> [THE EXERCISE]: The records underneath are to be repeated exactly, with the pictures left out.

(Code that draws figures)
____________________
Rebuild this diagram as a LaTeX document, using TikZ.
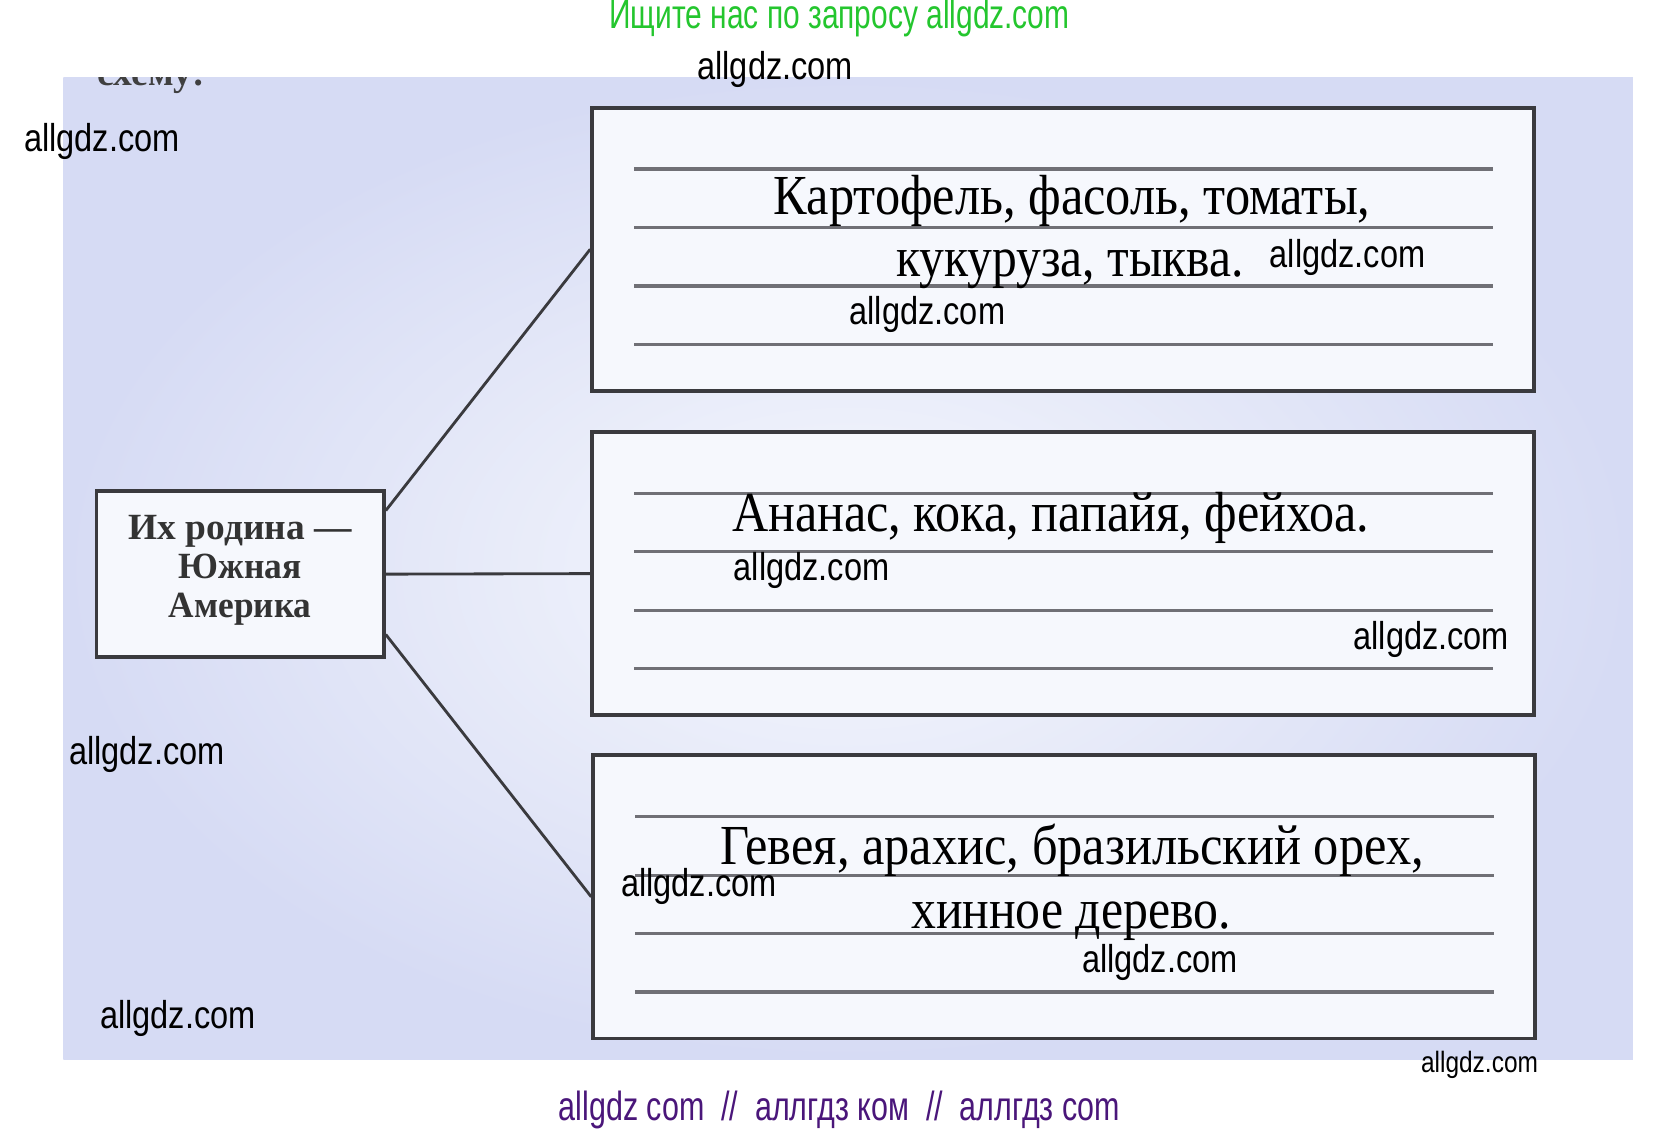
\documentclass[tikz,border=0pt]{standalone}
\usepackage{fontspec}
\setmainfont{Liberation Serif}
\newfontfamily\wmfont{Liberation Sans}
\usepackage{graphicx}
\usepackage{xcolor}
\usetikzlibrary{positioning}
\definecolor{pageblue}{RGB}{214,219,244}
\definecolor{paperwhite}{RGB}{246,248,253}
\definecolor{framegray}{RGB}{58,58,62}
\definecolor{rulegray}{RGB}{112,112,118}
\definecolor{promogreen}{RGB}{36,198,46}
\definecolor{promopurple}{RGB}{74,22,122}
\newcommand{\squeeze}[2]{\resizebox{#1}{\height}{#2}}
\tikzset{
  answerbox/.style={draw=framegray, line width=1pt, fill=paperwhite,
    minimum width=8.78cm, minimum height=2.64cm, inner sep=0pt},
  homebox/.style={draw=framegray, line width=1pt, fill=paperwhite,
    minimum width=2.68cm, minimum height=1.55cm, inner sep=0pt},
  rule/.style={draw=rulegray, line width=0.85pt},
  link/.style={draw=framegray, line width=0.75pt},
  answertext/.style={anchor=base, inner sep=0pt, font=\fontsize{15}{17}\selectfont},
  hometext/.style={anchor=base, inner sep=0pt, font=\fontsize{9.8}{11}\selectfont\bfseries, text=black!80},
  wmark/.style={anchor=center, inner sep=0pt, font=\wmfont\fontsize{10.3}{12}\selectfont}
}

\begin{document}
\begin{tikzpicture}[x=0.01cm, y=-0.01cm]
	\useasboundingbox (0,0) rectangle (1567,1056);
	\fill[white] (0,0) rectangle (1567,1056);
	% the scanned page
	\shade[inner color=paperwhite, outer color=pageblue] (59,72) rectangle (1523,988);
	\begin{scope}
		\clip (59,72) rectangle (1523,988);
		\node[anchor=base west, inner sep=0pt, font=\fontsize{10}{12}\selectfont\bfseries, text=black!75] (task) at (90,80) {\squeeze{1cm}{схему:}};
	\end{scope}

	% boxes
	\node[homebox] (home) at (224,535.5) {};
	\node[answerbox] (potato) at (991.5,232.5) {};
	\node[answerbox] (pineapple) at (991.5,535) {};
	\node[answerbox] (rubber) at (992.5,836.5) {};

	% writing lines
	\foreach \b in {potato,pineapple,rubber}
		\foreach \k in {0,...,3}
			\draw[rule] ([xshift=0.41cm, yshift=-0.59cm-\k*0.545cm]\b.north west) -- ([xshift=-0.4cm, yshift=-0.59cm-\k*0.545cm]\b.north east);

	% texts
	\node[hometext] (homeA) at (224,503) {\squeeze{2.08cm}{Их родина —}};
	\node[hometext] (homeB) at (224,540) {\squeeze{1.15cm}{Южная}};
	\node[hometext] (homeC) at (224,576) {\squeeze{1.33cm}{Америка}};

	\node[answertext] (potatoA) at (1000,200) {\squeeze{5.56cm}{Картофель, фасоль, томаты,}};
	\node[answertext] (potatoB) at (998,258) {\squeeze{3.24cm}{кукуруза, тыква.}};
	\node[answertext] (pineappleA) at (980,496) {\squeeze{5.94cm}{Ананас, кока, папайя, фейхоа.}};
	\node[answertext] (rubberA) at (1000,806) {\squeeze{6.56cm}{Гевея, арахис, бразильский орех,}};
	\node[answertext] (rubberB) at (999,866) {\squeeze{2.98cm}{хинное дерево.}};

	% connectors
	\draw[link] ([yshift=-0.2cm]home.north east) -- (potato.west);
	\draw[link] (home.east) -- (pineapple.west);
	\draw[link] ([yshift=0.23cm]home.south east) -- (rubber.west);

	% site marks
	\node[wmark, text=promogreen, font=\wmfont\fontsize{10.8}{12}\selectfont] (promo) at (783,17) {\squeeze{4.29cm}{Ищите нас по запросу allgdz.com}};
	\node[wmark, text=promopurple, font=\wmfont\fontsize{10.8}{12}\selectfont] (footer) at (783,1035) {\squeeze{5.23cm}{allgdz com\ \ //\ \ аллгдз ком\ \ //\ \ аллгдз com}};
	\foreach \x/\y [count=\i] in {723/65, 95/132, 1257/240, 865/293, 757/532, 1335/596, 137/704, 652/827, 1082/898, 166/950}
		\node[wmark] (site\i) at (\x,\y) {\squeeze{1.45cm}{allgdz.com}};
	\node[wmark, font=\wmfont\fontsize{7.8}{9}\selectfont] (siteS) at (1380,993) {\squeeze{1.09cm}{allgdz.com}};
\end{tikzpicture}
\end{document}
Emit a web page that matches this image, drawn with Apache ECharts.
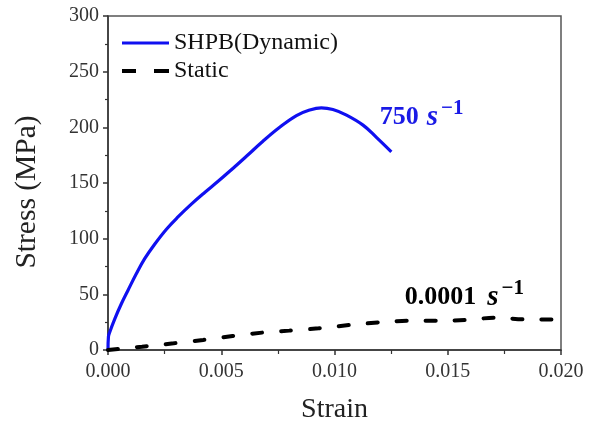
____________________
> [ANSWER FOR THE TASK]:
Rebuild this diagram as a LaTeX document, using TikZ.
\documentclass[tikz,border=0pt]{standalone}
\usepackage{fontspec}
\setmainfont{Liberation Serif}
\newfontfamily\wmfont{Liberation Sans}
\usepackage{graphicx}
\usepackage{xcolor}
\usetikzlibrary{positioning}
\definecolor{pageblue}{RGB}{214,219,244}
\definecolor{paperwhite}{RGB}{246,248,253}
\definecolor{framegray}{RGB}{58,58,62}
\definecolor{rulegray}{RGB}{112,112,118}
\definecolor{promogreen}{RGB}{36,198,46}
\definecolor{promopurple}{RGB}{74,22,122}
\newcommand{\squeeze}[2]{\resizebox{#1}{\height}{#2}}
\tikzset{
  answerbox/.style={draw=framegray, line width=1pt, fill=paperwhite,
    minimum width=8.78cm, minimum height=2.64cm, inner sep=0pt},
  homebox/.style={draw=framegray, line width=1pt, fill=paperwhite,
    minimum width=2.68cm, minimum height=1.55cm, inner sep=0pt},
  rule/.style={draw=rulegray, line width=0.85pt},
  link/.style={draw=framegray, line width=0.75pt},
  answertext/.style={anchor=base, inner sep=0pt, font=\fontsize{15}{17}\selectfont},
  hometext/.style={anchor=base, inner sep=0pt, font=\fontsize{9.8}{11}\selectfont\bfseries, text=black!80},
  wmark/.style={anchor=center, inner sep=0pt, font=\wmfont\fontsize{10.3}{12}\selectfont}
}

\begin{document}
\begin{tikzpicture}[x=0.01cm, y=-0.01cm]
	\useasboundingbox (0,0) rectangle (1567,1056);
	\fill[white] (0,0) rectangle (1567,1056);
	% the scanned page
	\shade[inner color=paperwhite, outer color=pageblue] (59,72) rectangle (1523,988);
	\begin{scope}
		\clip (59,72) rectangle (1523,988);
		\node[anchor=base west, inner sep=0pt, font=\fontsize{10}{12}\selectfont\bfseries, text=black!75] (task) at (90,80) {\squeeze{1cm}{схему:}};
	\end{scope}

	% boxes
	\node[homebox] (home) at (224,535.5) {};
	\node[answerbox] (potato) at (991.5,232.5) {};
	\node[answerbox] (pineapple) at (991.5,535) {};
	\node[answerbox] (rubber) at (992.5,836.5) {};

	% writing lines
	\foreach \b in {potato,pineapple,rubber}
		\foreach \k in {0,...,3}
			\draw[rule] ([xshift=0.41cm, yshift=-0.59cm-\k*0.545cm]\b.north west) -- ([xshift=-0.4cm, yshift=-0.59cm-\k*0.545cm]\b.north east);

	% texts
	\node[hometext] (homeA) at (224,503) {\squeeze{2.08cm}{Их родина —}};
	\node[hometext] (homeB) at (224,540) {\squeeze{1.15cm}{Южная}};
	\node[hometext] (homeC) at (224,576) {\squeeze{1.33cm}{Америка}};

	\node[answertext] (potatoA) at (1000,200) {\squeeze{5.56cm}{Картофель, фасоль, томаты,}};
	\node[answertext] (potatoB) at (998,258) {\squeeze{3.24cm}{кукуруза, тыква.}};
	\node[answertext] (pineappleA) at (980,496) {\squeeze{5.94cm}{Ананас, кока, папайя, фейхоа.}};
	\node[answertext] (rubberA) at (1000,806) {\squeeze{6.56cm}{Гевея, арахис, бразильский орех,}};
	\node[answertext] (rubberB) at (999,866) {\squeeze{2.98cm}{хинное дерево.}};

	% connectors
	\draw[link] ([yshift=-0.2cm]home.north east) -- (potato.west);
	\draw[link] (home.east) -- (pineapple.west);
	\draw[link] ([yshift=0.23cm]home.south east) -- (rubber.west);

	% site marks
	\node[wmark, text=promogreen, font=\wmfont\fontsize{10.8}{12}\selectfont] (promo) at (783,17) {\squeeze{4.29cm}{Ищите нас по запросу allgdz.com}};
	\node[wmark, text=promopurple, font=\wmfont\fontsize{10.8}{12}\selectfont] (footer) at (783,1035) {\squeeze{5.23cm}{allgdz com\ \ //\ \ аллгдз ком\ \ //\ \ аллгдз com}};
	\foreach \x/\y [count=\i] in {723/65, 95/132, 1257/240, 865/293, 757/532, 1335/596, 137/704, 652/827, 1082/898, 166/950}
		\node[wmark] (site\i) at (\x,\y) {\squeeze{1.45cm}{allgdz.com}};
	\node[wmark, font=\wmfont\fontsize{7.8}{9}\selectfont] (siteS) at (1380,993) {\squeeze{1.09cm}{allgdz.com}};
\end{tikzpicture}
\end{document}
Emit a web page that matches this image, drawn with Apache ECharts.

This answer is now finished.